Monday, May 31, 2010


That's the title of a book by John Kay. I've only looked at it but not read it yet.

An idea of its contents though is given in this article. The principle idea is that complex goals are best reached obliquely, not directly. To climb a mountain you traverse it you don't go straight up.

A classic example is the concept of a firm. The profit of a firm is a very complex consequence of the interplay of a number of factors. Many firms when they set profit as an objective fail because they do dumb things - like expand into the wrong markets, cut costs instead of expanding service.

The example he gives is the pharamceutical industry and the relative success of firms that have serving the customers/market need as the goal, versus those that state profit is the goal. The former make more profit!

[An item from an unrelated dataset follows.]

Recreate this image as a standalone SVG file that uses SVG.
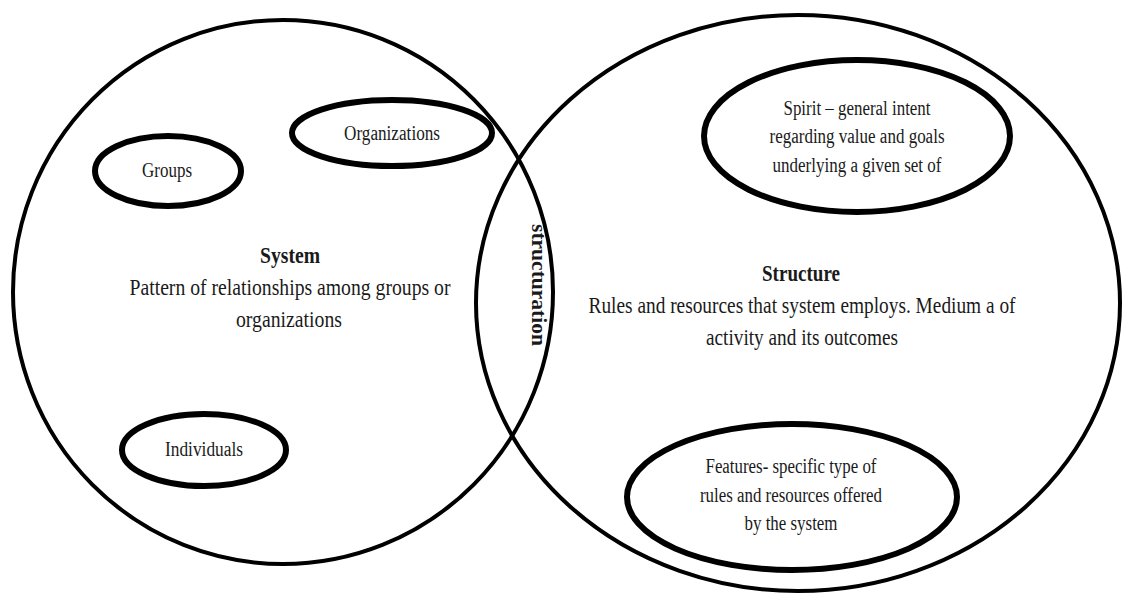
<svg xmlns="http://www.w3.org/2000/svg" width="1124" height="597" viewBox="0 0 1124 597">
<style>
.big{fill:none;stroke:#000;stroke-width:4}
.small{fill:none;stroke:#000;stroke-width:6}
text{font-family:"Liberation Serif","Times New Roman","DejaVu Serif",serif;fill:#1a1a1a;text-anchor:middle}
.t{font-size:20px}
.m{font-size:24px}
.b{font-weight:bold}
</style>
<rect width="1124" height="597" fill="#fff"/>
<g font-family="Liberation Serif, Times New Roman, serif">
<g id="system">
<ellipse class="big" cx="283" cy="292" rx="270" ry="272"/>
<text class="m b" x="290" y="263" textLength="60" lengthAdjust="spacingAndGlyphs">System</text>
<text class="m" x="290" y="295" textLength="321" lengthAdjust="spacingAndGlyphs">Pattern of relationships among groups or</text>
<text class="m" x="289" y="327" textLength="106" lengthAdjust="spacingAndGlyphs">organizations</text>
</g>
<g id="structure">
<ellipse class="big" cx="798" cy="303" rx="322" ry="288"/>
<text class="m b" x="801" y="281" textLength="78" lengthAdjust="spacingAndGlyphs">Structure</text>
<text class="m" x="802" y="313" textLength="427" lengthAdjust="spacingAndGlyphs">Rules and resources that system employs. Medium a of</text>
<text class="m" x="802" y="345" textLength="192" lengthAdjust="spacingAndGlyphs">activity and its outcomes</text>
</g>
<g id="groups">
<ellipse class="small" cx="168" cy="171" rx="73" ry="35"/>
<text class="t" x="167" y="177" textLength="50" lengthAdjust="spacingAndGlyphs">Groups</text>
</g>
<g id="organizations">
<ellipse class="small" cx="392" cy="133" rx="100" ry="33"/>
<text class="t" x="392" y="140" textLength="96" lengthAdjust="spacingAndGlyphs">Organizations</text>
</g>
<g id="individuals">
<ellipse class="small" cx="204" cy="450" rx="82" ry="36"/>
<text class="t" x="204" y="456" textLength="78" lengthAdjust="spacingAndGlyphs">Individuals</text>
</g>
<g id="spirit">
<ellipse class="small" cx="857" cy="136" rx="153" ry="76"/>
<text class="t" x="857" y="115" textLength="147" lengthAdjust="spacingAndGlyphs">Spirit – general intent</text>
<text class="t" x="857" y="143" textLength="175" lengthAdjust="spacingAndGlyphs">regarding value and goals</text>
<text class="t" x="857" y="172" textLength="169" lengthAdjust="spacingAndGlyphs">underlying a given set of</text>
</g>
<g id="features">
<ellipse class="small" cx="792" cy="497" rx="165" ry="73"/>
<text class="t" x="791" y="473" textLength="171" lengthAdjust="spacingAndGlyphs">Features- specific type of</text>
<text class="t" x="791" y="502" textLength="182" lengthAdjust="spacingAndGlyphs">rules and resources offered</text>
<text class="t" x="791" y="530" textLength="93" lengthAdjust="spacingAndGlyphs">by the system</text>
</g>
<g id="structuration">
<text class="b" transform="translate(532,285) rotate(90)" x="0" y="0" style="font-size:20px" textLength="122" lengthAdjust="spacingAndGlyphs">structuration</text>
</g>
</g>
<g id="connectors"></g>
</svg>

My current favourite example is what's been happening with telco customer service. As marketing makes the product ever more complex driving more calls to contact centres, the cost f customer service goes up. So the profit maximiser reduces the per unit cost of a call, often by outsourcing. Quality however also declines, and if it includes offshoring, customer satisfaction declines even if due to bias. If the goal was customer satisfaction he strategy would be to remove the need to call or improve first call resolution.

I'm prepared to bet that nowhere in the accountability system do the marketing/product managers have a metric about how mny calls are generated by their individual plan or offer.

If you think about the theory of the firm, it is clear that firms do not exist to "maximise shareholder value". Firms exist because someone identified a need in a market and identified that to meet that need required more capital resources than they could muster and/or required the internalisation of a lot of interactions between individuals. Capital is an input, like labour, that you need to give a return to for its use. The firms objective is actually to minimise its cost of capital - usually achieved by balancing debt and equity financing. The objective with equity financing is to generate a return for shareholders, for their added risk of being unsecured they expect a return higher than debt financers. That can either be through a stable dividend or the prospect of asset growth.